## Start Data excerpts

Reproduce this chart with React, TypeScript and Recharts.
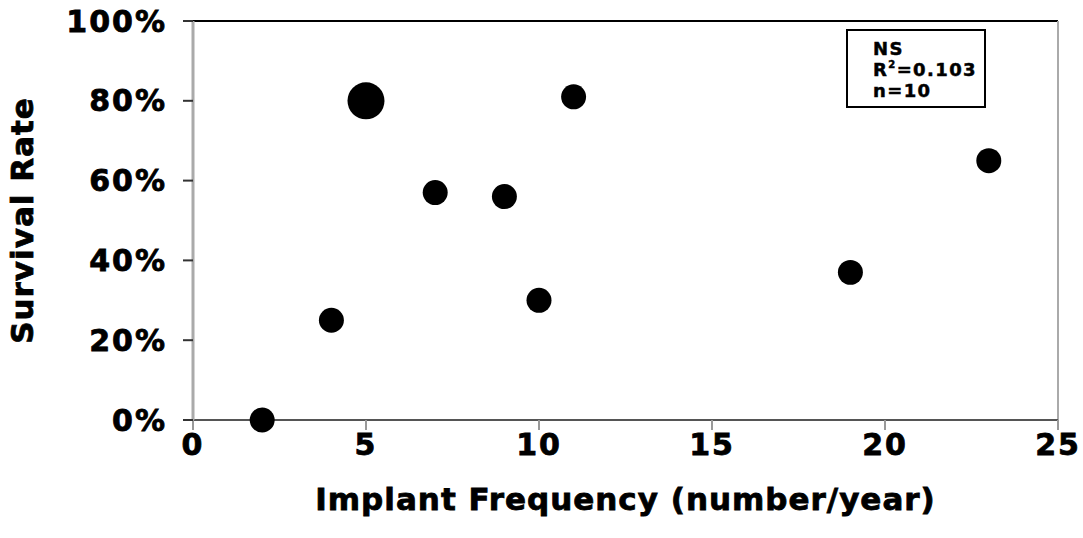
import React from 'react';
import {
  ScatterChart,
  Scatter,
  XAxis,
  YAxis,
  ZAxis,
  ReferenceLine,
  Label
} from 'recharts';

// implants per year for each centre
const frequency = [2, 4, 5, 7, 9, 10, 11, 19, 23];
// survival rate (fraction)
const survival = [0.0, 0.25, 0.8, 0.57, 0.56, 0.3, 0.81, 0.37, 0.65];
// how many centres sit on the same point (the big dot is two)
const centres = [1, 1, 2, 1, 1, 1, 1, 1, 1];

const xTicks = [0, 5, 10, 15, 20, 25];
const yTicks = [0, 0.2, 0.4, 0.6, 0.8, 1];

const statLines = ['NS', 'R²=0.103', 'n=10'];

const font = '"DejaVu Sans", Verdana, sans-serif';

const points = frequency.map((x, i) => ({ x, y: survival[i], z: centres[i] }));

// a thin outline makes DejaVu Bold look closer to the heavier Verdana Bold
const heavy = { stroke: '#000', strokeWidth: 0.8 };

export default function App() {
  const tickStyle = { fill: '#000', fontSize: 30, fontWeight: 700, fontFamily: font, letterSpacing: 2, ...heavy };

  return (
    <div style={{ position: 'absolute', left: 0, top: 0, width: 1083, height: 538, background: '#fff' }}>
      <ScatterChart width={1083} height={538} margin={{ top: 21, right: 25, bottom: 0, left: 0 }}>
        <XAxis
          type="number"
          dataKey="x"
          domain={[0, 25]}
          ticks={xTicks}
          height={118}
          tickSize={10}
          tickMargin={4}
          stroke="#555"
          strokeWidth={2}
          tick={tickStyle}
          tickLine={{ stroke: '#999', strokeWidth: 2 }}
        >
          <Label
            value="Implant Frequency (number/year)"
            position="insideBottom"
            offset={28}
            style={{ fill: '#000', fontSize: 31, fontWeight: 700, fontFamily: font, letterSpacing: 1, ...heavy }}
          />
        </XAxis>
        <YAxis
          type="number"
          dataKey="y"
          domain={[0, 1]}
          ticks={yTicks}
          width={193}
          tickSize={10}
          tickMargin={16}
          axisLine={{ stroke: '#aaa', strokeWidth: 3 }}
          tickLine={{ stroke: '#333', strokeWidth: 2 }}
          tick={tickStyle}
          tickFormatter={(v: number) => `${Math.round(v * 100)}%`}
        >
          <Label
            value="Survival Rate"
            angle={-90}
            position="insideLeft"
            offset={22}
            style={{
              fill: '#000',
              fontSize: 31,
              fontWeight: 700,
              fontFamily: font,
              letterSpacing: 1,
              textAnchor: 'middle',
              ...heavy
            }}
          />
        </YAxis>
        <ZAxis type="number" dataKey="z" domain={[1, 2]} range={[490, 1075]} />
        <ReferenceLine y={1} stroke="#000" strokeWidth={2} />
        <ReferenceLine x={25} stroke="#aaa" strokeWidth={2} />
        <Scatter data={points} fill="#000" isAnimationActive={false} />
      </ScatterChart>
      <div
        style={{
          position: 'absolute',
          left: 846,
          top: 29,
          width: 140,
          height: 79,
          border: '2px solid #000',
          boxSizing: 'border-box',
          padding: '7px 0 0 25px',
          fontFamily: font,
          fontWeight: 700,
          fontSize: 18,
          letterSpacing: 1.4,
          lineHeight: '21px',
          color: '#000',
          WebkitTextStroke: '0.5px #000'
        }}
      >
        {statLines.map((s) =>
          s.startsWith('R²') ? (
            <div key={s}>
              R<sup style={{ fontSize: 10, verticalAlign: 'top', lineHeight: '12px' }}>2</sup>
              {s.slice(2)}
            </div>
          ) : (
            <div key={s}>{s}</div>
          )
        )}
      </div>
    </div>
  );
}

## End Data excerpts
## Start Data excerpts

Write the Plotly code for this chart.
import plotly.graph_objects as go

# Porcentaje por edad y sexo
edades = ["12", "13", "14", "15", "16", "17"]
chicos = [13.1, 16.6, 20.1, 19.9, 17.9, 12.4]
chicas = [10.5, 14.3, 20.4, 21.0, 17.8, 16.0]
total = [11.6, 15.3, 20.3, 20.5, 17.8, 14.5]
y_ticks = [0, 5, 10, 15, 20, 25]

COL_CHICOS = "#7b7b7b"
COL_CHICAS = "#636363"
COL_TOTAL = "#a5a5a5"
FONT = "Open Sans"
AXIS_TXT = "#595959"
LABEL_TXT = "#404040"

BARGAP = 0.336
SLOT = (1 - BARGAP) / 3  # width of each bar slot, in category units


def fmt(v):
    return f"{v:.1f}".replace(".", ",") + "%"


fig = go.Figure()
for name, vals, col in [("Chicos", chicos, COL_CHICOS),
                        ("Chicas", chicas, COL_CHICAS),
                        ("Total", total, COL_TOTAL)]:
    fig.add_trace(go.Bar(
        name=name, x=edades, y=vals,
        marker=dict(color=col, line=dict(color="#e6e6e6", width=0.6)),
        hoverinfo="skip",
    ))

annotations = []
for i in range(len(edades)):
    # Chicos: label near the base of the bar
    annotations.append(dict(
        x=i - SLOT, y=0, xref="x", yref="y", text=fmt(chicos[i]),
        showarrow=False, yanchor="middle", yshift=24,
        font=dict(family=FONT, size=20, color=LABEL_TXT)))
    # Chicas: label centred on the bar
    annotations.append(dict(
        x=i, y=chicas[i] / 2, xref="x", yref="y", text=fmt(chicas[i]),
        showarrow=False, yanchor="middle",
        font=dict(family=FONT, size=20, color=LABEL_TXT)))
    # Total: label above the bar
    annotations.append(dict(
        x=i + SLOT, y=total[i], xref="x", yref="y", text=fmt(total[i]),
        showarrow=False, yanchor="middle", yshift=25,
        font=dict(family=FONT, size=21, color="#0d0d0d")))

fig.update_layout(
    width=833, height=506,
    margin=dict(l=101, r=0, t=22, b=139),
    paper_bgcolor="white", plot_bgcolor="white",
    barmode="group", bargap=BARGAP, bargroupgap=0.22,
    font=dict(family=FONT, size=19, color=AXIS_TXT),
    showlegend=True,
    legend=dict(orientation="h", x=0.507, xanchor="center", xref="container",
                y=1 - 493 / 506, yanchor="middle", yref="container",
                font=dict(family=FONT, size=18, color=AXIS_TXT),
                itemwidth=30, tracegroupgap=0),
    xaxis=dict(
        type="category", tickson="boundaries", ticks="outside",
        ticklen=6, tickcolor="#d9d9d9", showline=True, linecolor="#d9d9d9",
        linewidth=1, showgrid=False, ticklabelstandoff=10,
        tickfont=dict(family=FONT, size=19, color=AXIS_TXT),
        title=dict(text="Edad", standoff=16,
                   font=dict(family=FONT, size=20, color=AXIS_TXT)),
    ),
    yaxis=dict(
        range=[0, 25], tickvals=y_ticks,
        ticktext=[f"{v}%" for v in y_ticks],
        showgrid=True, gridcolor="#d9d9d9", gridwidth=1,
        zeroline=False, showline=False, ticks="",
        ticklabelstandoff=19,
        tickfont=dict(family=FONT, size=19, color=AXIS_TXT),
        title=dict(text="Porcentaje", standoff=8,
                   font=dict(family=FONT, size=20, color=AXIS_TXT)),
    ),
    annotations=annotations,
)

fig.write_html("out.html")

## End Data excerpts
## Start Data excerpts

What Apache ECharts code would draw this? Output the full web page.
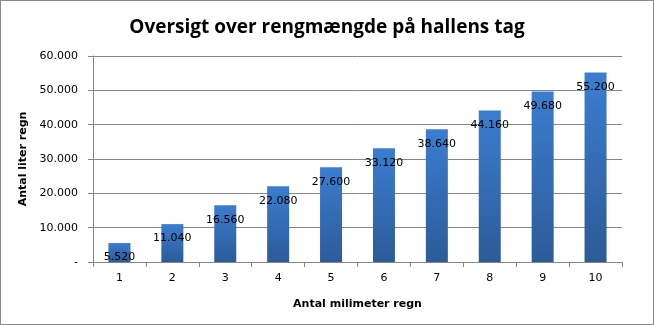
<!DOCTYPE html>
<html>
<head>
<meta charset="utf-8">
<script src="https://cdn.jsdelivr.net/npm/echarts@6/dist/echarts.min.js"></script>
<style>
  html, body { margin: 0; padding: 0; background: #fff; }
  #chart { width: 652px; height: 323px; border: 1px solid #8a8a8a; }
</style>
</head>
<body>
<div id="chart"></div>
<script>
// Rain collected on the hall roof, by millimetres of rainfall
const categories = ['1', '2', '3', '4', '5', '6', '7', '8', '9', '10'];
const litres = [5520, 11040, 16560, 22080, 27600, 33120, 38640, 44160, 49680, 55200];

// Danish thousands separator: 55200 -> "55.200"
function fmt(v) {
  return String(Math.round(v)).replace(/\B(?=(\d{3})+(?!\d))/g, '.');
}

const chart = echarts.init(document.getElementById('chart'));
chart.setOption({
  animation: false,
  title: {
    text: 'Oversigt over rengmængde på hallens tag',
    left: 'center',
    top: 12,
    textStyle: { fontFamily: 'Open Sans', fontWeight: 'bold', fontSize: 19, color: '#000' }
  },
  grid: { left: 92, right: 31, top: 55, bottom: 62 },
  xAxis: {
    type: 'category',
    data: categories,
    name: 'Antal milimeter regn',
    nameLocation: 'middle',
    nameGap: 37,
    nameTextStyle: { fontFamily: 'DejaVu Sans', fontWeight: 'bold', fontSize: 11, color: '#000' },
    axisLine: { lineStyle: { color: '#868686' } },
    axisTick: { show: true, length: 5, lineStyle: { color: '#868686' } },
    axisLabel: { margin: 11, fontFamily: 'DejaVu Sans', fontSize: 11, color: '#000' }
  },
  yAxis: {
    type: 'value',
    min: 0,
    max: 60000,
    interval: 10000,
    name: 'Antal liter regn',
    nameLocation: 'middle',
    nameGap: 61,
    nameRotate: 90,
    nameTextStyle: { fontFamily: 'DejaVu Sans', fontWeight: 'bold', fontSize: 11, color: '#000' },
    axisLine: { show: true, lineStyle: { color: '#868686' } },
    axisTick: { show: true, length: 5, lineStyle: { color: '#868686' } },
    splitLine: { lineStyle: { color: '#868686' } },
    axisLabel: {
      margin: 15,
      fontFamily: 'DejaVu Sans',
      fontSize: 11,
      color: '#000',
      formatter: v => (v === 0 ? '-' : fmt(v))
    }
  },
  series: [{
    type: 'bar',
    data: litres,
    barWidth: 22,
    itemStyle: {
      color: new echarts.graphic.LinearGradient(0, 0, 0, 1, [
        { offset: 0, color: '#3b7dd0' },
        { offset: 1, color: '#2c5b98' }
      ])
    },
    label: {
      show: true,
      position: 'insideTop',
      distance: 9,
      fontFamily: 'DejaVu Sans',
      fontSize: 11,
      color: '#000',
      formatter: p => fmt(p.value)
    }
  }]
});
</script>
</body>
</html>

## End Data excerpts

Copy each line from the data above that includes "React".

Reproduce this chart with React, TypeScript and Recharts.
import React from 'react';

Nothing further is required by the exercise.